Energy efficiency in irrigation has three key aspects.
- Needs analysis, design and planning. It is essential that farmers and their irrigation engineers consider and balance water-efficiency and energy-efficiency objectives when designing or modifying irrigation solutions.
- Optimising equipment. Ensure that pumps and control systems optimise return on energy inputs.
- Energy source. Electricity is more cost-efficient for pumping than diesel but not all farms are able to connect to the grid. Alternative energy sources, such as solar, may be a viable option in such cases.
Why create an irrigation plan?
Irrigation planners can help you determine the correct layout, pump sizes and configurations, as well as when and how long to run your irrigation systems to maximise profitability and energy efficiency.
Design and planning
If you have not already done so, engage a specialist irrigation engineer to review your irrigation system for both water and energy efficiency.

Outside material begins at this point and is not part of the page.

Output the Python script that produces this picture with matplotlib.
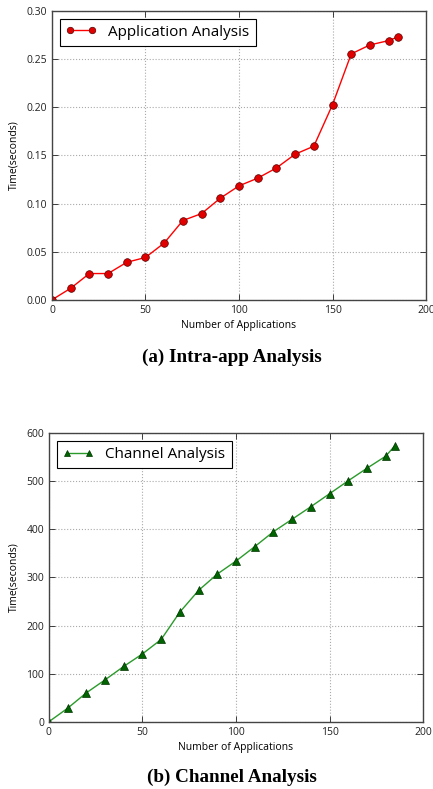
import matplotlib
matplotlib.use("Agg")
import matplotlib.pyplot as plt

apps = [0, 10, 20, 30, 40, 50, 60, 70, 80, 90, 100, 110, 120, 130, 140, 150, 160, 170, 180, 185]
app_time = [0.0, 0.012, 0.0273, 0.0273, 0.039, 0.044, 0.059, 0.0824, 0.0896, 0.1056, 0.1184,
            0.1264, 0.137, 0.1513, 0.1596, 0.2028, 0.2555, 0.2648, 0.2693, 0.2731]
chan_time = [0, 28, 60, 87, 115, 141, 171, 228, 273, 307, 334, 364, 395, 421, 447, 474,
             501, 527, 552, 574]

xticks = [0, 50, 100, 150, 200]
yticks_a = [0.00, 0.05, 0.10, 0.15, 0.20, 0.25, 0.30]
yticks_b = [0, 100, 200, 300, 400, 500, 600]

plt.rcParams['font.family'] = ['Open Sans', 'DejaVu Sans']

fig = plt.figure(figsize=(4.33, 7.89), dpi=100)
fig.patch.set_facecolor('white')

ax1 = fig.add_axes([0.120, 0.620, 0.864, 0.366])
ax2 = fig.add_axes([0.113, 0.0853, 0.864, 0.3657])


def style(ax):
    ax.grid(True, linestyle=':', color='#aaaaaa', linewidth=0.8)
    ax.set_axisbelow(True)
    ax.tick_params(direction='in', top=True, right=True, labelsize=7.5, length=4, width=0.6, colors='#222222')
    for s in ax.spines.values():
        s.set_color('#444444')
        s.set_linewidth(1.0)
    ax.set_xlim(0, 200)
    ax.set_xticks(xticks)
    ax.set_xlabel('Number of Applications', fontsize=7.5, labelpad=3)
    ax.set_ylabel('Time(seconds)', fontsize=7.5, labelpad=5)


ax1.plot(apps, app_time, color='red', linewidth=1.0, marker='o', markersize=5.5,
         markerfacecolor='#e00000', markeredgecolor='#550000', markeredgewidth=0.5,
         label='Application Analysis')
style(ax1)
ax1.set_ylim(0, 0.30)
ax1.set_yticks(yticks_a)
ax1.set_yticklabels(['%.2f' % v for v in yticks_a])
leg1 = ax1.legend(loc='upper left', fontsize=11, numpoints=2, fancybox=False, framealpha=1,
                  edgecolor='black', handlelength=2.0, borderpad=0.4, borderaxespad=0.5,
                  markerscale=0.85)
leg1.get_frame().set_linewidth(0.8)

ax2.plot(apps, chan_time, color='#2a9a2a', linewidth=1.0, marker='^', markersize=5.5,
         markerfacecolor='#006400', markeredgecolor='#003300', markeredgewidth=0.5,
         label='Channel Analysis')
style(ax2)
ax2.set_ylim(0, 600)
ax2.set_yticks(yticks_b)
leg2 = ax2.legend(loc='upper left', fontsize=11, numpoints=2, fancybox=False, framealpha=1,
                  edgecolor='black', handlelength=2.0, borderpad=0.4, borderaxespad=0.5,
                  markerscale=0.85)
leg2.get_frame().set_linewidth(0.8)

fig.text(0.535, 1 - 357 / 789, '(a) Intra-app Analysis', ha='center', va='center',
         fontsize=13.8, fontweight='bold', family=['Liberation Serif', 'DejaVu Serif'])
fig.text(0.535, 1 - 777 / 789, '(b) Channel Analysis', ha='center', va='center',
         fontsize=13.8, fontweight='bold', family=['Liberation Serif', 'DejaVu Serif'])

fig.savefig('out.png', dpi=100, facecolor='white')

The key variables affecting energy efficiency when moving water are gravity, pressure and friction. When designing water distribution systems and specifying pumps, engineers consider the distance water has to be lifted and transferred, the depth below and height above sea level, and the friction caused within pipes and channels by layout, diameter and operating pressures. Further complications may arise from policy constraints on pump size, pipe diameter and allowable pumping hours.
A further consideration is the trade-off that may apply between water-efficiency and energy-efficiency aims. For example, forcing water through a drip irrigation network will use more energy that running it through channels and furrows, but this type of system will apply water more efficiently than a more energy-efficient centre pivot irrigation system.
Initial assessment and irrigation planning
While many irrigation systems are superbly designed, others may have evolved incrementally and without systematic engineering analysis. If you suspect that your system is not ideally configured, it may be time to consult a specialist irrigation engineer. A more efficient layout, for example, could enable lower specification pumps, shorter duty cycles and major energy savings.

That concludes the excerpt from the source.